[Source code of charts]
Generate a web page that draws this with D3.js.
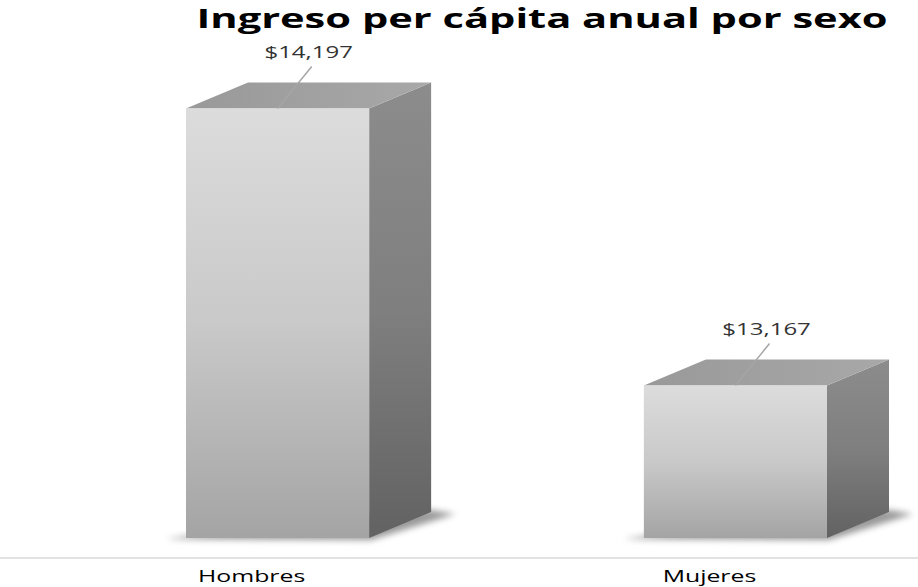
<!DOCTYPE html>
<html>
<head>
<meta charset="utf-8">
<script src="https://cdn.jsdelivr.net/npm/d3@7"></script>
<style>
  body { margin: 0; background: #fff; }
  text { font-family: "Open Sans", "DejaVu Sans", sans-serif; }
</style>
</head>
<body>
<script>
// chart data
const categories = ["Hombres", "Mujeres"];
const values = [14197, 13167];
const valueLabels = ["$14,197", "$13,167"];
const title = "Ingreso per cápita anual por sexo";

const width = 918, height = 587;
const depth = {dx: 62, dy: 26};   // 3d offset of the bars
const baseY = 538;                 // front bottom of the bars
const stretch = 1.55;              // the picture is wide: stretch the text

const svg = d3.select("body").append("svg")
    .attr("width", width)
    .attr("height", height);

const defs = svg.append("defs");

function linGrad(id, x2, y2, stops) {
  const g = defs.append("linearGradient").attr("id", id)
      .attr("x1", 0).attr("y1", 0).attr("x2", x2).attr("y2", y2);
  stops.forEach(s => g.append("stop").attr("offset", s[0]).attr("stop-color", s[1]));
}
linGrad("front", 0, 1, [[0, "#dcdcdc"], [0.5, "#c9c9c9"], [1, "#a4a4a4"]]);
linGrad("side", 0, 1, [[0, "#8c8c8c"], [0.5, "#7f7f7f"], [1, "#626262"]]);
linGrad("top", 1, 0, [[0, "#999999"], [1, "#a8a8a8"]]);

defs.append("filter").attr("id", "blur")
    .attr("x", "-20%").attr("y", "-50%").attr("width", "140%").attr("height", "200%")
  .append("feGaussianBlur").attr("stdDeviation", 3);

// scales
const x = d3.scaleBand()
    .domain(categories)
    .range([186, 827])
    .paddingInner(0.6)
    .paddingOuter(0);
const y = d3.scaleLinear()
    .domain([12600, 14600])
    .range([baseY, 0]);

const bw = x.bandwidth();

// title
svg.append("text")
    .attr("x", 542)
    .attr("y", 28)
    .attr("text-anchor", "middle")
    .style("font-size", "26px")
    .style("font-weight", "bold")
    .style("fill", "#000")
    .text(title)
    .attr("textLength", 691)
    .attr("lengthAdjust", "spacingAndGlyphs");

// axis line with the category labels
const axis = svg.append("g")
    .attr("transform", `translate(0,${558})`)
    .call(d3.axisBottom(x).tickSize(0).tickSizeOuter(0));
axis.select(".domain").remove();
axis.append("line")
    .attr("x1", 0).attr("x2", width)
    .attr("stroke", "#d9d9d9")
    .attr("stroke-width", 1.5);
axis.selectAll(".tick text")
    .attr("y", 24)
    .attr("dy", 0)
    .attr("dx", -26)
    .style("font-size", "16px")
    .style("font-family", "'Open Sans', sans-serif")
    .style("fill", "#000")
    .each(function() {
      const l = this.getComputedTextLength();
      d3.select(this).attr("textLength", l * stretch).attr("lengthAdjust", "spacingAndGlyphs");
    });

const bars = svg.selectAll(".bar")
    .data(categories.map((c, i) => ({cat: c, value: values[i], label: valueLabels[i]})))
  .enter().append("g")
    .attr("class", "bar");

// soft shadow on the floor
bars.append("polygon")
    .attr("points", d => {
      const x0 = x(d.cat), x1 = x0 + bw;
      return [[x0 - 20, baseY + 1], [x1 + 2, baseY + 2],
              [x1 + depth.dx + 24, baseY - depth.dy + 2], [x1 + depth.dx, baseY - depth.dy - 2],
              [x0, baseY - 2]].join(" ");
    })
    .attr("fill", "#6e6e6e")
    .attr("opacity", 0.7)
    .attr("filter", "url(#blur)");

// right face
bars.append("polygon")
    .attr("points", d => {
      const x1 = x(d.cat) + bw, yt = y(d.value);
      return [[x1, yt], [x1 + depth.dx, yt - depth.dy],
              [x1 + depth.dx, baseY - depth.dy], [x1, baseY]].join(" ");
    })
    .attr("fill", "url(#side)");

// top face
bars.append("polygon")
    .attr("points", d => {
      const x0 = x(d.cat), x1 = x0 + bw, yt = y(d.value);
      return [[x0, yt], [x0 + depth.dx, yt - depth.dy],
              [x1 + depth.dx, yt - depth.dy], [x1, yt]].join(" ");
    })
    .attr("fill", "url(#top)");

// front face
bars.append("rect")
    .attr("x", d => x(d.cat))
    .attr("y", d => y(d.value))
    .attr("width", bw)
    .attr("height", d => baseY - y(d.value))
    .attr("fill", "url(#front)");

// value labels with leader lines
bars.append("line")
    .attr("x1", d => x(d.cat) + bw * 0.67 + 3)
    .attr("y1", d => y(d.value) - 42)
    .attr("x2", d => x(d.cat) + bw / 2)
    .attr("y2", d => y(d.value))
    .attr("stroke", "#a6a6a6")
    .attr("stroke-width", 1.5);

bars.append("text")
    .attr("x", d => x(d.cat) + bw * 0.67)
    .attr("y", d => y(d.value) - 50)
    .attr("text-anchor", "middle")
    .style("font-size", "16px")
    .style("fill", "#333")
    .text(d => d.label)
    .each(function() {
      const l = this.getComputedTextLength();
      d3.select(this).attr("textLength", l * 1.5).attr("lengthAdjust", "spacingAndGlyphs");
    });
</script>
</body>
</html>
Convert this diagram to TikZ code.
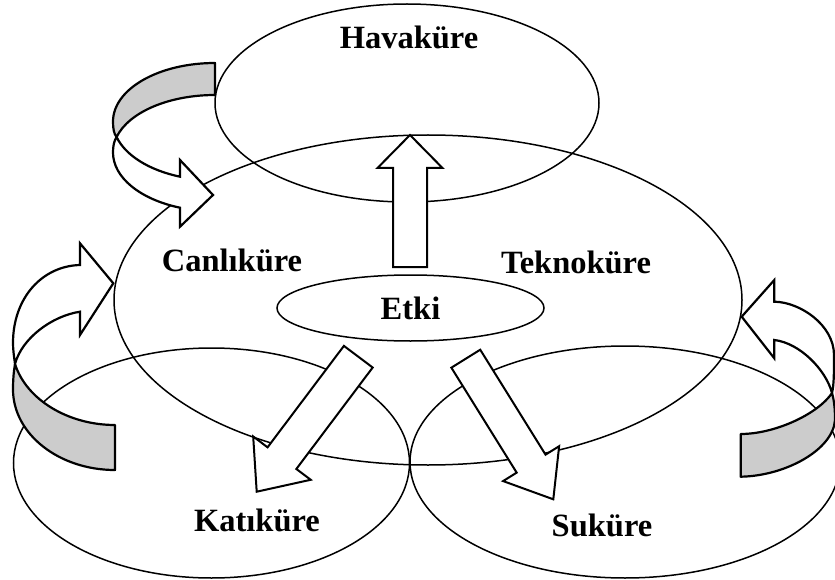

- EXERCISE OBJECTIVE: All of the data above should be transcribed verbatim, with pictures omitted.

- TASK OUTPUT:
Generate a web page that draws this with D3.js.
<!DOCTYPE html>
<html>
<head>
<meta charset="utf-8">
<script src="https://cdn.jsdelivr.net/npm/d3@7"></script>
<style>
  body { margin: 0; background: #fff; }
  text { font-family: "Open Sans", "DejaVu Sans", sans-serif; }
</style>
</head>
<body>
<script>
// chart data
const categories = ["Hombres", "Mujeres"];
const values = [14197, 13167];
const valueLabels = ["$14,197", "$13,167"];
const title = "Ingreso per cápita anual por sexo";

const width = 918, height = 587;
const depth = {dx: 62, dy: 26};   // 3d offset of the bars
const baseY = 538;                 // front bottom of the bars
const stretch = 1.55;              // the picture is wide: stretch the text

const svg = d3.select("body").append("svg")
    .attr("width", width)
    .attr("height", height);

const defs = svg.append("defs");

function linGrad(id, x2, y2, stops) {
  const g = defs.append("linearGradient").attr("id", id)
      .attr("x1", 0).attr("y1", 0).attr("x2", x2).attr("y2", y2);
  stops.forEach(s => g.append("stop").attr("offset", s[0]).attr("stop-color", s[1]));
}
linGrad("front", 0, 1, [[0, "#dcdcdc"], [0.5, "#c9c9c9"], [1, "#a4a4a4"]]);
linGrad("side", 0, 1, [[0, "#8c8c8c"], [0.5, "#7f7f7f"], [1, "#626262"]]);
linGrad("top", 1, 0, [[0, "#999999"], [1, "#a8a8a8"]]);

defs.append("filter").attr("id", "blur")
    .attr("x", "-20%").attr("y", "-50%").attr("width", "140%").attr("height", "200%")
  .append("feGaussianBlur").attr("stdDeviation", 3);

// scales
const x = d3.scaleBand()
    .domain(categories)
    .range([186, 827])
    .paddingInner(0.6)
    .paddingOuter(0);
const y = d3.scaleLinear()
    .domain([12600, 14600])
    .range([baseY, 0]);

const bw = x.bandwidth();

// title
svg.append("text")
    .attr("x", 542)
    .attr("y", 28)
    .attr("text-anchor", "middle")
    .style("font-size", "26px")
    .style("font-weight", "bold")
    .style("fill", "#000")
    .text(title)
    .attr("textLength", 691)
    .attr("lengthAdjust", "spacingAndGlyphs");

// axis line with the category labels
const axis = svg.append("g")
    .attr("transform", `translate(0,${558})`)
    .call(d3.axisBottom(x).tickSize(0).tickSizeOuter(0));
axis.select(".domain").remove();
axis.append("line")
    .attr("x1", 0).attr("x2", width)
    .attr("stroke", "#d9d9d9")
    .attr("stroke-width", 1.5);
axis.selectAll(".tick text")
    .attr("y", 24)
    .attr("dy", 0)
    .attr("dx", -26)
    .style("font-size", "16px")
    .style("font-family", "'Open Sans', sans-serif")
    .style("fill", "#000")
    .each(function() {
      const l = this.getComputedTextLength();
      d3.select(this).attr("textLength", l * stretch).attr("lengthAdjust", "spacingAndGlyphs");
    });

const bars = svg.selectAll(".bar")
    .data(categories.map((c, i) => ({cat: c, value: values[i], label: valueLabels[i]})))
  .enter().append("g")
    .attr("class", "bar");

// soft shadow on the floor
bars.append("polygon")
    .attr("points", d => {
      const x0 = x(d.cat), x1 = x0 + bw;
      return [[x0 - 20, baseY + 1], [x1 + 2, baseY + 2],
              [x1 + depth.dx + 24, baseY - depth.dy + 2], [x1 + depth.dx, baseY - depth.dy - 2],
              [x0, baseY - 2]].join(" ");
    })
    .attr("fill", "#6e6e6e")
    .attr("opacity", 0.7)
    .attr("filter", "url(#blur)");

// right face
bars.append("polygon")
    .attr("points", d => {
      const x1 = x(d.cat) + bw, yt = y(d.value);
      return [[x1, yt], [x1 + depth.dx, yt - depth.dy],
              [x1 + depth.dx, baseY - depth.dy], [x1, baseY]].join(" ");
    })
    .attr("fill", "url(#side)");

// top face
bars.append("polygon")
    .attr("points", d => {
      const x0 = x(d.cat), x1 = x0 + bw, yt = y(d.value);
      return [[x0, yt], [x0 + depth.dx, yt - depth.dy],
              [x1 + depth.dx, yt - depth.dy], [x1, yt]].join(" ");
    })
    .attr("fill", "url(#top)");

// front face
bars.append("rect")
    .attr("x", d => x(d.cat))
    .attr("y", d => y(d.value))
    .attr("width", bw)
    .attr("height", d => baseY - y(d.value))
    .attr("fill", "url(#front)");

// value labels with leader lines
bars.append("line")
    .attr("x1", d => x(d.cat) + bw * 0.67 + 3)
    .attr("y1", d => y(d.value) - 42)
    .attr("x2", d => x(d.cat) + bw / 2)
    .attr("y2", d => y(d.value))
    .attr("stroke", "#a6a6a6")
    .attr("stroke-width", 1.5);

bars.append("text")
    .attr("x", d => x(d.cat) + bw * 0.67)
    .attr("y", d => y(d.value) - 50)
    .attr("text-anchor", "middle")
    .style("font-size", "16px")
    .style("fill", "#333")
    .text(d => d.label)
    .each(function() {
      const l = this.getComputedTextLength();
      d3.select(this).attr("textLength", l * 1.5).attr("lengthAdjust", "spacingAndGlyphs");
    });
</script>
</body>
</html>
Convert this diagram to TikZ code.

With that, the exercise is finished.